= Guto Graça Mello =

Brazilian music producer (1948–2026)

Guto Graça Mello (April 29, 1948 – May 5, 2026) was a Brazilian composer and music producer.

==Life and career==
Mello was born in Rio de Janeiro on April 29, 1948. In 1967 he composed, with his childhood friend and music producer Mariozinho Rocha, the songs Manifesto, recorded by Elis Regina, and Cabra Macho, interpreted by Nara Leão. He set up the musical ensemble Vox Populi and performed in Mexico, where he spent three years. Subsequently, he was invited to compose the soundtrack of movie Missão: Matar.

At the invitation of Walter Clark, then general director of TV Globo, he was invited to work at the station. In the early 1970s he went to study at the University of California, Berkeley, where he moved with his family. Back in Brazil, he took over the musical direction of Globo, taking care of the orchestration of the soundtracks of telenovelas.

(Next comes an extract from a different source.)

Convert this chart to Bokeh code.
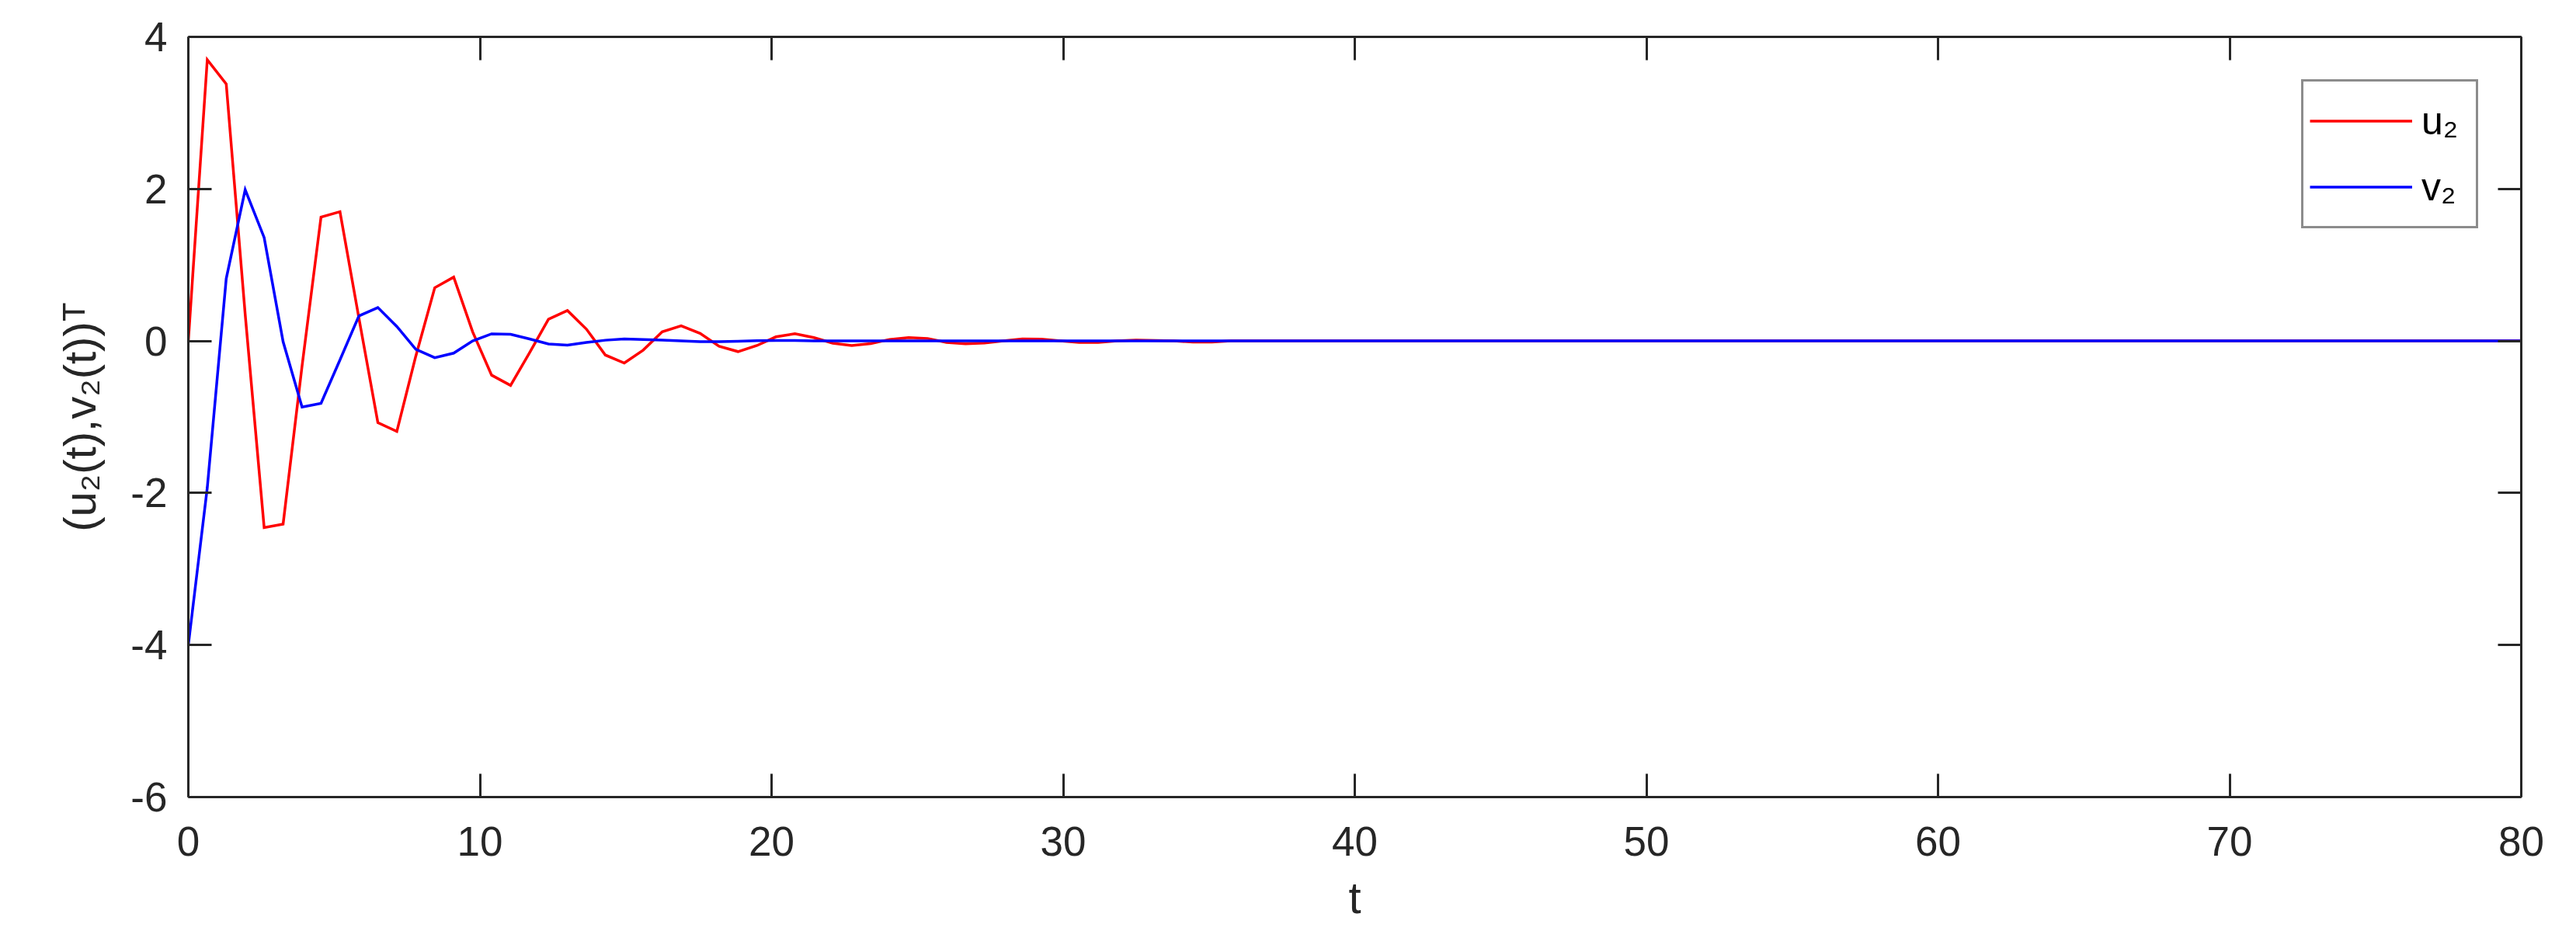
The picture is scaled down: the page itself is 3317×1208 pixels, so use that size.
from bokeh.plotting import figure
from bokeh.models import Range1d, LinearAxis, FixedTicker, CustomJSTickFormatter
from bokeh.embed import file_html
from bokeh.resources import INLINE

# sample times (step ~0.65) followed by the flat tail to t = 80
t = [0.0, 0.65, 1.3, 1.95, 2.6, 3.25, 3.9, 4.55, 5.2, 5.85,
     6.5, 7.15, 7.8, 8.45, 9.1, 9.75, 10.4, 11.05, 11.7, 12.35,
     13.0, 13.65, 14.3, 14.95, 15.6, 16.25, 16.9, 17.55, 18.2, 18.85,
     19.5, 20.15, 20.8, 21.45, 22.1, 22.75, 23.4, 24.05, 24.7, 25.35,
     26.0, 26.65, 27.3, 27.95, 28.6, 29.25, 29.9, 30.55, 31.2, 31.85,
     32.5, 33.15, 33.8, 34.45, 35.1, 35.75, 80.0]

u2 = [0.0, 3.70, 3.38, 0.35, -2.455, -2.41, -0.33, 1.63, 1.70, 0.30,
      -1.075, -1.19, -0.20, 0.70, 0.84, 0.12, -0.45, -0.585, -0.155, 0.286,
      0.40, 0.156, -0.185, -0.29, -0.12, 0.12, 0.20, 0.10, -0.07, -0.14,
      -0.06, 0.054, 0.095, 0.044, -0.03, -0.06, -0.035, 0.02, 0.044, 0.033,
      -0.02, -0.038, -0.028, 0.0, 0.027, 0.023, 0.0, -0.02, -0.02, 0.0,
      0.01, 0.005, 0.0, -0.015, -0.015, 0.0, 0.0]

v2 = [-4.0, -1.93, 0.82, 1.99, 1.36, -0.01, -0.87, -0.82, -0.25, 0.33,
      0.44, 0.19, -0.11, -0.22, -0.16, 0.0, 0.094, 0.087, 0.026, -0.04,
      -0.055, -0.02, 0.01, 0.026, 0.02, 0.01, 0.0, -0.008, -0.008, -0.004,
      0.003, 0.006, 0.005, 0.002, 0.0, 0.0, 0.0, 0.0, 0.0, 0.0,
      0.0, 0.0, 0.0, 0.0, 0.0, 0.0, 0.0, 0.0, 0.0, 0.0,
      0.0, 0.0, 0.0, 0.0, 0.0, 0.0, 0.0]

x_ticks = [0, 10, 20, 30, 40, 50, 60, 70, 80]
y_ticks = [-6, -4, -2, 0, 2, 4]

FONT = "Liberation Sans"
AX = "#262626"

p = figure(width=3301, height=1192, output_backend="svg", toolbar_location=None,
           x_range=Range1d(0, 80), y_range=Range1d(-6, 4),
           min_border_left=242, min_border_right=55, min_border_top=47, min_border_bottom=166,
           background_fill_color="white", border_fill_color="white")
p.outline_line_color = None
p.xgrid.visible = False
p.ygrid.visible = False

p.line(t, u2, line_color="#FF0000", line_width=3.5, line_join="miter", legend_label="u₂")
p.line(t, v2, line_color="#0000FF", line_width=3.5, line_join="miter", legend_label="v₂")

plain = CustomJSTickFormatter(code="return tick.toString()")
blank = CustomJSTickFormatter(code="return ''")

def style_axis(ax, ticks):
    ax.ticker = FixedTicker(ticks=ticks)
    ax.axis_line_color = AX
    ax.axis_line_width = 3
    ax.major_tick_line_color = AX
    ax.major_tick_line_width = 3
    ax.major_tick_in = 30
    ax.major_tick_out = 0
    ax.minor_tick_line_color = None
    ax.major_label_text_font = FONT
    ax.major_label_text_font_size = "53px"
    ax.major_label_text_color = AX
    ax.axis_label_text_font = FONT
    ax.axis_label_text_font_size = "58px"
    ax.axis_label_text_font_style = "normal"
    ax.axis_label_text_color = AX

xa = p.xaxis[0]
style_axis(xa, x_ticks)
xa.formatter = plain
xa.major_label_standoff = 38
xa.axis_label = "t"
xa.axis_label_standoff = 18

ya = p.yaxis[0]
style_axis(ya, y_ticks)
ya.formatter = plain
ya.major_label_standoff = 27
ya.axis_label = "(u₂(t),v₂(t))ᵀ"
ya.axis_label_standoff = 30

top = LinearAxis()
style_axis(top, x_ticks)
top.formatter = blank
top.major_label_standoff = 0
p.add_layout(top, "above")

right = LinearAxis()
style_axis(right, y_ticks)
right.formatter = blank
right.major_label_standoff = 0
p.add_layout(right, "right")

lg = p.legend[0]
lg.location = "top_right"
lg.margin = 55
lg.padding = 8
lg.spacing = 0
lg.border_line_color = "#1a1a1a"
lg.border_line_width = 3
lg.background_fill_color = "white"
lg.background_fill_alpha = 1.0
lg.glyph_width = 132
lg.glyph_height = 85
lg.label_height = 85
lg.label_width = 62
lg.label_standoff = 12
lg.label_text_font = FONT
lg.label_text_font_size = "50px"
lg.label_text_color = "black"

open("out.html", "w").write(file_html(p, INLINE))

In the 1980s, Mello continued to produce the soundtracks of several Globo programs. He was one of those responsible along with Ezequiel Neves for the selection of the songs of TV Globo's children's specials, Pirlimpimpim and Plunct, Plact, Zuuum. In 1984, he was appointed music producer of the station. Guto Graça Mello moved away from television in 1989. He dedicated himself, for five years, exclusively to the composition and production of advertising jingles and theatrical pieces, soon after returning to work exclusively in the phonographic industry from two projects produced and recorded in secret, As Canções Que Você Fez pra Mim by Maria Bethânia and the third self-titled studio album by Cássia Eller, released, respectively, in 1993 and 1994, after which the producer worked a second time with Maria Bethânia and two other times with Roberto Carlos.

Mello died on May 5, 2026, at the age of 78.